12. Point all the microservices to the new cluster. If the microservices need to access ElasticSearch through the ingress, is time to create the new ingress by setting the property to true in the Helm Chart. After that, confirm that all the microservices are pointing to the new cluster.

13. Restart the microservices that are indexing fresh data to ElasticSearch, pointing to the new ingress or via internal DNS within the Kubernetes cluster.

14. Finally, decommission the old cluster, removing all the manifests, PVCs and any resource associated with the cluster (tainted nodepools, GitOps configurations, etc.).

The Use Cases

The process is very useful for different changes at the infrastructure level, at the cluster level or for testing purposes.

  • StorageClass change
  • Downgrading or upgrading instance types
  • ElasticSearch topology change
  • Downgrading or upgrading disk sizes

The Conclusion

After performing this solution in several environments, including production, within four clusters in two different regions, there was no downtime and everything was done quickly and smoothly. To give you an idea, the biggest cluster is running more than 200GB of data and it took less than two hours to migrate that data between the nodes.

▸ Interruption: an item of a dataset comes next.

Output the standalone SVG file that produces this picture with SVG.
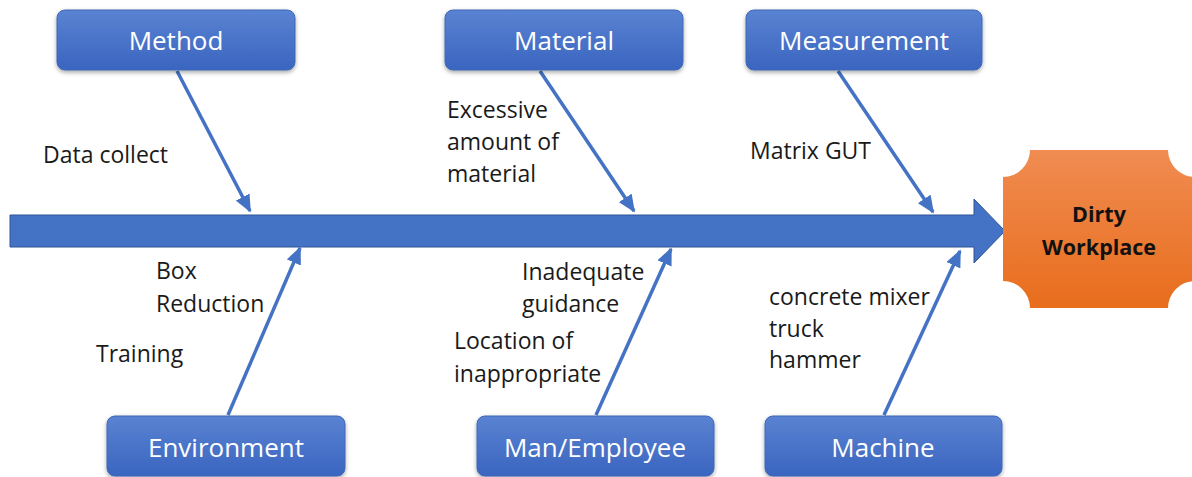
<svg xmlns="http://www.w3.org/2000/svg" width="1192" height="477" viewBox="0 0 1192 477">
<style>
.box{fill:url(#gBlue);stroke:#3f68b5;stroke-width:1}
.bl{font-family:"Open Sans","Liberation Sans",sans-serif;font-size:26px;fill:#ffffff;text-anchor:middle}
.lbl{font-family:"Open Sans","Liberation Sans",sans-serif;font-size:23px;fill:#1a1a1a}
.con{stroke:#4472c4;stroke-width:3.5;fill:none;marker-end:url(#ah)}
.eff{font-family:"Open Sans","Liberation Sans",sans-serif;font-size:21.5px;font-weight:bold;fill:#111;text-anchor:middle}
</style>
<defs>
<linearGradient id="gBlue" x1="0" y1="0" x2="0" y2="1">
<stop offset="0" stop-color="#5a83d2"/>
<stop offset="1" stop-color="#3a65c0"/>
</linearGradient>
<linearGradient id="gOrange" x1="0" y1="0" x2="0" y2="1">
<stop offset="0" stop-color="#f08c52"/>
<stop offset="1" stop-color="#e86d1c"/>
</linearGradient>
<filter id="sh" x="-10%" y="-20%" width="120%" height="150%">
<feDropShadow dx="0" dy="2" stdDeviation="2" flood-color="#000" flood-opacity="0.35"/>
</filter>
<marker id="ah" markerWidth="5" markerHeight="4.4" refX="4.5" refY="2.2" orient="auto" markerUnits="strokeWidth">
<path d="M0,0 L5,2.2 L0,4.4 Z" fill="#4472c4"/>
</marker>
</defs>

<g id="spine">
<path d="M10,215 L974,215 L974,199 L1005,231 L974,263 L974,247 L10,247 Z" fill="#4472c4" stroke="#2f5597" stroke-width="1"/>
</g>

<g id="connectors">
<line class="con" x1="177" y1="71" x2="250" y2="211"/>
<line class="con" x1="540" y1="71" x2="634" y2="211"/>
<line class="con" x1="838" y1="71" x2="933" y2="212"/>
<line class="con" x1="228" y1="415" x2="300" y2="248"/>
<line class="con" x1="596" y1="415" x2="671" y2="249"/>
<line class="con" x1="884" y1="415" x2="960" y2="251"/>
</g>

<g id="effect">
<path d="M1030,150 L1168,150 A27,27 0 0 0 1195,177 L1195,281 A27,27 0 0 0 1168,308 L1030,308 A27,27 0 0 0 1003,281 L1003,177 A27,27 0 0 0 1030,150 Z" fill="url(#gOrange)"/>
<text class="eff" x="1099" y="222">Dirty</text>
<text class="eff" x="1099" y="255">Workplace</text>
</g>

<g id="method">
<rect class="box" x="57" y="10" width="238" height="60" rx="8" filter="url(#sh)"/>
<text class="bl" x="176" y="50">Method</text>
</g>
<g id="material">
<rect class="box" x="445" y="10" width="238" height="60" rx="8" filter="url(#sh)"/>
<text class="bl" x="564" y="50">Material</text>
</g>
<g id="measurement">
<rect class="box" x="746" y="10" width="236" height="60" rx="8" filter="url(#sh)"/>
<text class="bl" x="864" y="50">Measurement</text>
</g>
<g id="environment">
<rect class="box" x="107" y="416" width="238" height="60" rx="8" filter="url(#sh)"/>
<text class="bl" x="226" y="457">Environment</text>
</g>
<g id="man-employee">
<rect class="box" x="477" y="416" width="237" height="60" rx="8" filter="url(#sh)"/>
<text class="bl" x="595" y="457">Man/Employee</text>
</g>
<g id="machine">
<rect class="box" x="765" y="416" width="237" height="60" rx="8" filter="url(#sh)"/>
<text class="bl" x="883" y="457">Machine</text>
</g>

<g id="labels">
<text class="lbl" x="43" y="163">Data collect</text>
<text class="lbl" x="447" y="118">Excessive</text>
<text class="lbl" x="447" y="150">amount of</text>
<text class="lbl" x="447" y="182">material</text>
<text class="lbl" x="750" y="159">Matrix GUT</text>
<text class="lbl" x="156" y="279">Box</text>
<text class="lbl" x="156" y="312">Reduction</text>
<text class="lbl" x="96" y="362">Training</text>
<text class="lbl" x="522" y="280">Inadequate</text>
<text class="lbl" x="522" y="312">guidance</text>
<text class="lbl" x="454" y="349">Location of</text>
<text class="lbl" x="454" y="382">inappropriate</text>
<text class="lbl" x="769" y="305">concrete mixer</text>
<text class="lbl" x="769" y="337">truck</text>
<text class="lbl" x="769" y="368">hammer</text>
</g>
</svg>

The good part is that the process can be divided into two maintenance windows: one to create the cluster and move master and data nodes to the old cluster; the other to move the new master and data nodes to the new cluster and decommission the old one. The wait time between these maintenance windows can be as long as desired, as there is no limit on the number of nodes running in the old cluster. Yes, you heard that right: the wait can be for days, weeks or even months!

This process guarantees a steady pace for the customer and keeps them happy, as there is no downtime involved. Plus, maintaining performance while reducing costs as a result of fewer instances and licences (removing Portworx in favor of RPD) is an added perk for the client, and additionally reduces their carbon footprint. You could say we're engineering Empathy for our customers and for the planet!

Ready to give it a try? You’ve got this!